Il mondo gira sul mercato e sul profitto. Se le produzioni si sono spostate è perchè esiste una cosetta che si chiama "vantaggio comparato".
Noi dobbiamo crescere migliorando produttività e efficienza ovvero produrre bene che il mercato vuole pagare bene se vogliamo mantenere la nostra ricchezza, altriemnti questa andrà da qualche altra parte.
Se rimaniamo ancora a categorie ottocentesche che hanno fallito sempre ovunque e comunque...non se ne esce.
Nei paesi asiatici qualcuno potrebbe non essere d'accordo visto la percentuale di popolazione che circa 750 milioni di persone sono uscite dalla povertà in poco meno di trent’anni solo in Cina.
Semmai grazie alla globalizzazione c'è stata una redistribuzione mondiale della ricchezza.
Il reshoring e il decoupling per scopi strategici visto che le forniture di materie prime possono essere utilizzate in modo offensivi in scenari di guerra ibrida.
Cmq sarà solo un fenomeno parziale.
Dobbiamo fare la transizione energetica, ci servono le materie prime prime per farlo.
Il mondo gira sul mercato e sul profitto. Se le produzioni si sono spostate è perchè esiste una cosetta che si chiama "vantaggio comparato".
Noi dobbiamo crescere migliorando produttività e efficienza ovvero produrre bene che il mercato vuole pagare bene se vogliamo mantenere la nostra ricchezza, altriemnti questa andrà da qualche altra parte.
Se rimaniamo ancora a categorie ottocentesche che hanno fallito sempre ovunque e comunque...non se ne esce.

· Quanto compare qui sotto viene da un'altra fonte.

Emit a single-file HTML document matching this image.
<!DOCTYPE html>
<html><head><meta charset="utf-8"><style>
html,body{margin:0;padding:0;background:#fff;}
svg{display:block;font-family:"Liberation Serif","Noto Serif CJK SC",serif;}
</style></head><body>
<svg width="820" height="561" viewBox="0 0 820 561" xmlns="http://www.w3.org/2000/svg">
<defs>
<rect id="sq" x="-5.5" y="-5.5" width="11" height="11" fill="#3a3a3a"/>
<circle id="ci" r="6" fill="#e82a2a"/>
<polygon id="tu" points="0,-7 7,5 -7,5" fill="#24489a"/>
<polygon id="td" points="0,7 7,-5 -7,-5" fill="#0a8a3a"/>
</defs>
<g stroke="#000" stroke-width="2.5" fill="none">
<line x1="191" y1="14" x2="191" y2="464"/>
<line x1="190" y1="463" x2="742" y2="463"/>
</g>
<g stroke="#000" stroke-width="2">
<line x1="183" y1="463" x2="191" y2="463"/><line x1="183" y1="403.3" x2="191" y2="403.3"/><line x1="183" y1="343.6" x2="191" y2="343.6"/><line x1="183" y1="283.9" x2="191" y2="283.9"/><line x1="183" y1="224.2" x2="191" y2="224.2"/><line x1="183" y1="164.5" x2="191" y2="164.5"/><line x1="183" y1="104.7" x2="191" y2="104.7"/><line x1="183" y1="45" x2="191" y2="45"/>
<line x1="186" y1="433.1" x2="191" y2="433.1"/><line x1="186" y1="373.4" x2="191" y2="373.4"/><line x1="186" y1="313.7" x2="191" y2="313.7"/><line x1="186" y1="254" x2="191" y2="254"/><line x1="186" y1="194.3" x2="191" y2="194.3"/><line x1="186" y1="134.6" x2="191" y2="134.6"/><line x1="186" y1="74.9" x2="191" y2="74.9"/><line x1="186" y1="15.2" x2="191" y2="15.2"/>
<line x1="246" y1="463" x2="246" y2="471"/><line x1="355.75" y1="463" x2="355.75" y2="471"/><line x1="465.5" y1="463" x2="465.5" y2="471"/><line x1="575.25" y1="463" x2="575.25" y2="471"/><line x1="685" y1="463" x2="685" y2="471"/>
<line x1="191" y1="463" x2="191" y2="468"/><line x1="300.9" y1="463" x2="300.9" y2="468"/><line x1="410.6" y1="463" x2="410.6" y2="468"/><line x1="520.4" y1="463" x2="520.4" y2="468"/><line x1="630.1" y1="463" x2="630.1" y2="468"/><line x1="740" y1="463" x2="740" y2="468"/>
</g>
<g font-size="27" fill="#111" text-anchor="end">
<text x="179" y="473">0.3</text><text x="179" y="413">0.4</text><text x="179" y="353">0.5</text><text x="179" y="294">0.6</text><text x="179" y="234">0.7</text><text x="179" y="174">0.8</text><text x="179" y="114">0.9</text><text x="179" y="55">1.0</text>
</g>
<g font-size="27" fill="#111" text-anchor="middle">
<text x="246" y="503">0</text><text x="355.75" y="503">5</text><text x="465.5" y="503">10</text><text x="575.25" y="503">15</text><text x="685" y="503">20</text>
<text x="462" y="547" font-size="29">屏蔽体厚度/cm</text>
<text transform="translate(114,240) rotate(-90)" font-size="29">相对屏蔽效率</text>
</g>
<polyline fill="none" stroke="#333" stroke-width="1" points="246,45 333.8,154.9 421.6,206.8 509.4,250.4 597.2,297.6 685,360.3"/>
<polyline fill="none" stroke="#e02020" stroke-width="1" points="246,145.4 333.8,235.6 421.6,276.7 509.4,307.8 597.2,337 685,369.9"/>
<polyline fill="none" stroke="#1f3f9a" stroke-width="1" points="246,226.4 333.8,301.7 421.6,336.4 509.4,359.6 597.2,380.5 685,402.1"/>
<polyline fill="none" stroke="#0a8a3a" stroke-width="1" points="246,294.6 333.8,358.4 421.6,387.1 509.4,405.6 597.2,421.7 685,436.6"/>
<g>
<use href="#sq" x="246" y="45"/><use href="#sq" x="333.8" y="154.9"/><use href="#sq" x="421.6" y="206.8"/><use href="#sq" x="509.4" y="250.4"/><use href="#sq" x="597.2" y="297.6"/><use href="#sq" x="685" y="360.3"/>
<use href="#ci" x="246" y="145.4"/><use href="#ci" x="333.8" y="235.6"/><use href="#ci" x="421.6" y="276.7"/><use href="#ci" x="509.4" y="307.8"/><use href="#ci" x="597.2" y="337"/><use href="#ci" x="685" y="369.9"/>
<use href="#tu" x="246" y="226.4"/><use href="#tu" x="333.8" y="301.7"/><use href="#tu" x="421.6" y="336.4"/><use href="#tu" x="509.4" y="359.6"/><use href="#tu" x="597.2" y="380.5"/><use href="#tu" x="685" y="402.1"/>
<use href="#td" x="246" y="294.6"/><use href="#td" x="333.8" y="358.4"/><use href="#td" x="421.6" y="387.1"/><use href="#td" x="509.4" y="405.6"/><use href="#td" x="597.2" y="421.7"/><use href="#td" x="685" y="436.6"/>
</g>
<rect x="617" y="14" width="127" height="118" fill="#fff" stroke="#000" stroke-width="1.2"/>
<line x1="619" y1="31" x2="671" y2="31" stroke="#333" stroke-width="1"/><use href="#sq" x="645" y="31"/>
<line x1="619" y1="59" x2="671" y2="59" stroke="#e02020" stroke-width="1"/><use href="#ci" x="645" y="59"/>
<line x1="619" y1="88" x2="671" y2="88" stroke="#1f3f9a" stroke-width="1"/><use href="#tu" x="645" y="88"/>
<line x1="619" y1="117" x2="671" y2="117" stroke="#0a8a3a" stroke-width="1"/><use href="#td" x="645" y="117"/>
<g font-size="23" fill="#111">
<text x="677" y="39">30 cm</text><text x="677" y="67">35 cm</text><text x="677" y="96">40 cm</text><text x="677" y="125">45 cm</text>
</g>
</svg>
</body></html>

Non mi pare che i bisogni della stragrande maggioranza dei lavoratori dipendenti siano "concretamente" coincidenti con quelli dei ceo, dei consigli di amministrazione e degli azionisti maggiori delle grandi aziende. Gli esempi in questo senso si sprecano e sono riassumibili nel termine "diseguaglianze" che non fanno che crescere da decenni alle nostre latitudini.
Semmai grazie alla globalizzazione c'è stata una redistribuzione mondiale della ricchezza.
Il Paese asiatico che citi è fondamentalmente uno, la Cina, governato da un sistema che non assegna predominanza assoluta a mercato e profitto, ma ne sfrutta diverse caratteristiche nel tentativo, ricco di contraddizioni oltre che di risultati, di conseguire avanzamenti generali per il contesto socio-economico locale.
Nell'Occidente non si vede nulla di tutto ciò da 30 anni, la situazione generale è abbastanza esplicita in merito.
Cmq sarà solo un fenomeno parziale.
L'unica strategia alla base di quei fenomeni è non accettare la fine di un ciclo che postulava la sudditanza perpetua per le aree economiche cosiddette "in via di sviluppo".